## WHAT IS BEING ASKED
Write out the listing below in full and exactly, leaving out every picture.

## DATA EXCERPT
⟨

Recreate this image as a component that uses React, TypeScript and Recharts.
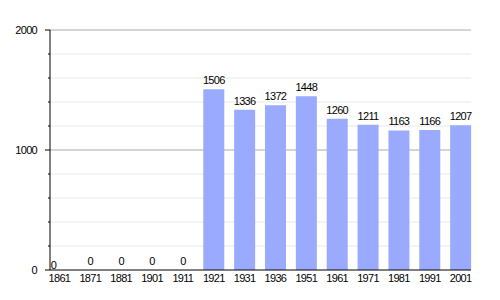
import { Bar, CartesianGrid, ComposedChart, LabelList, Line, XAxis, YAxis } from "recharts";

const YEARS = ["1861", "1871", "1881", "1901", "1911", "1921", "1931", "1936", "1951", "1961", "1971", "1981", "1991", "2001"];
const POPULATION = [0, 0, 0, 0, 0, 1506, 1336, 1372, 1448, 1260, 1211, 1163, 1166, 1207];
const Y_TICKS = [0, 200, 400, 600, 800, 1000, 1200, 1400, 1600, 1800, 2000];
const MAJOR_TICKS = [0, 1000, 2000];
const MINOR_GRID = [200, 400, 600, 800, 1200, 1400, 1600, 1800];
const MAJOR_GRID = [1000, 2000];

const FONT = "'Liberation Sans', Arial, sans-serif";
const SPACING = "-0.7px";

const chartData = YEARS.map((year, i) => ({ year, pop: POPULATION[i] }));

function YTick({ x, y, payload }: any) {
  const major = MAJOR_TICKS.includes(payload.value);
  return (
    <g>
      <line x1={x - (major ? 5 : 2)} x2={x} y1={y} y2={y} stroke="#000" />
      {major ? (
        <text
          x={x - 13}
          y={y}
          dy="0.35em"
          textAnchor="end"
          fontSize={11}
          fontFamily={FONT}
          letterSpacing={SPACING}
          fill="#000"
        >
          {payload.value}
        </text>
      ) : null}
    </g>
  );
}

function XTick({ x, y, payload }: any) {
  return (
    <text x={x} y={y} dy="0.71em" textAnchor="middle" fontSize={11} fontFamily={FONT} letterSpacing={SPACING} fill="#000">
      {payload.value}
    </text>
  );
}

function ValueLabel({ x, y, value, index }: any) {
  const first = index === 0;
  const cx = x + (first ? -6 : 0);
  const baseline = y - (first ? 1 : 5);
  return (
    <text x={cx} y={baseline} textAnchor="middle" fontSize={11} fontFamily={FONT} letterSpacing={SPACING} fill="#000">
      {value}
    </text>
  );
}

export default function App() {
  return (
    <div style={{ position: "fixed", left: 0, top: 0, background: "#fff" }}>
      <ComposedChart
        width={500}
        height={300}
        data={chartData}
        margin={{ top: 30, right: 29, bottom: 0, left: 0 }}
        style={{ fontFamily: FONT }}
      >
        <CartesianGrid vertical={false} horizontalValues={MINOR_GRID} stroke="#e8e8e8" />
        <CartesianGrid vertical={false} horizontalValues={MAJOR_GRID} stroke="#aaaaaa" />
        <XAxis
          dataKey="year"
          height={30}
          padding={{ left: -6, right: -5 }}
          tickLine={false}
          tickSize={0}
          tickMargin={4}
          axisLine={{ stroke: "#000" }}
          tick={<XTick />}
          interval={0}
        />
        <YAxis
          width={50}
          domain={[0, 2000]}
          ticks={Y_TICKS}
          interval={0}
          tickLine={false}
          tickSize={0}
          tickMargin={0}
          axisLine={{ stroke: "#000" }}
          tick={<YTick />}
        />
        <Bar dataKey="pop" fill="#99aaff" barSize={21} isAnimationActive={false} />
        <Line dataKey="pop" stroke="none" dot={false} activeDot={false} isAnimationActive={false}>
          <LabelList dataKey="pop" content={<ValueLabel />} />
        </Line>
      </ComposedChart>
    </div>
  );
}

⟩

## RESULT OF THIS TASK
Recreate this image as a component that uses React, TypeScript and Recharts.
import { Bar, CartesianGrid, ComposedChart, LabelList, Line, XAxis, YAxis } from "recharts";

const YEARS = ["1861", "1871", "1881", "1901", "1911", "1921", "1931", "1936", "1951", "1961", "1971", "1981", "1991", "2001"];
const POPULATION = [0, 0, 0, 0, 0, 1506, 1336, 1372, 1448, 1260, 1211, 1163, 1166, 1207];
const Y_TICKS = [0, 200, 400, 600, 800, 1000, 1200, 1400, 1600, 1800, 2000];
const MAJOR_TICKS = [0, 1000, 2000];
const MINOR_GRID = [200, 400, 600, 800, 1200, 1400, 1600, 1800];
const MAJOR_GRID = [1000, 2000];

const FONT = "'Liberation Sans', Arial, sans-serif";
const SPACING = "-0.7px";

const chartData = YEARS.map((year, i) => ({ year, pop: POPULATION[i] }));

function YTick({ x, y, payload }: any) {
  const major = MAJOR_TICKS.includes(payload.value);
  return (
    <g>
      <line x1={x - (major ? 5 : 2)} x2={x} y1={y} y2={y} stroke="#000" />
      {major ? (
        <text
          x={x - 13}
          y={y}
          dy="0.35em"
          textAnchor="end"
          fontSize={11}
          fontFamily={FONT}
          letterSpacing={SPACING}
          fill="#000"
        >
          {payload.value}
        </text>
      ) : null}
    </g>
  );
}

function XTick({ x, y, payload }: any) {
  return (
    <text x={x} y={y} dy="0.71em" textAnchor="middle" fontSize={11} fontFamily={FONT} letterSpacing={SPACING} fill="#000">
      {payload.value}
    </text>
  );
}

function ValueLabel({ x, y, value, index }: any) {
  const first = index === 0;
  const cx = x + (first ? -6 : 0);
  const baseline = y - (first ? 1 : 5);
  return (
    <text x={cx} y={baseline} textAnchor="middle" fontSize={11} fontFamily={FONT} letterSpacing={SPACING} fill="#000">
      {value}
    </text>
  );
}

export default function App() {
  return (
    <div style={{ position: "fixed", left: 0, top: 0, background: "#fff" }}>
      <ComposedChart
        width={500}
        height={300}
        data={chartData}
        margin={{ top: 30, right: 29, bottom: 0, left: 0 }}
        style={{ fontFamily: FONT }}
      >
        <CartesianGrid vertical={false} horizontalValues={MINOR_GRID} stroke="#e8e8e8" />
        <CartesianGrid vertical={false} horizontalValues={MAJOR_GRID} stroke="#aaaaaa" />
        <XAxis
          dataKey="year"
          height={30}
          padding={{ left: -6, right: -5 }}
          tickLine={false}
          tickSize={0}
          tickMargin={4}
          axisLine={{ stroke: "#000" }}
          tick={<XTick />}
          interval={0}
        />
        <YAxis
          width={50}
          domain={[0, 2000]}
          ticks={Y_TICKS}
          interval={0}
          tickLine={false}
          tickSize={0}
          tickMargin={0}
          axisLine={{ stroke: "#000" }}
          tick={<YTick />}
        />
        <Bar dataKey="pop" fill="#99aaff" barSize={21} isAnimationActive={false} />
        <Line dataKey="pop" stroke="none" dot={false} activeDot={false} isAnimationActive={false}>
          <LabelList dataKey="pop" content={<ValueLabel />} />
        </Line>
      </ComposedChart>
    </div>
  );
}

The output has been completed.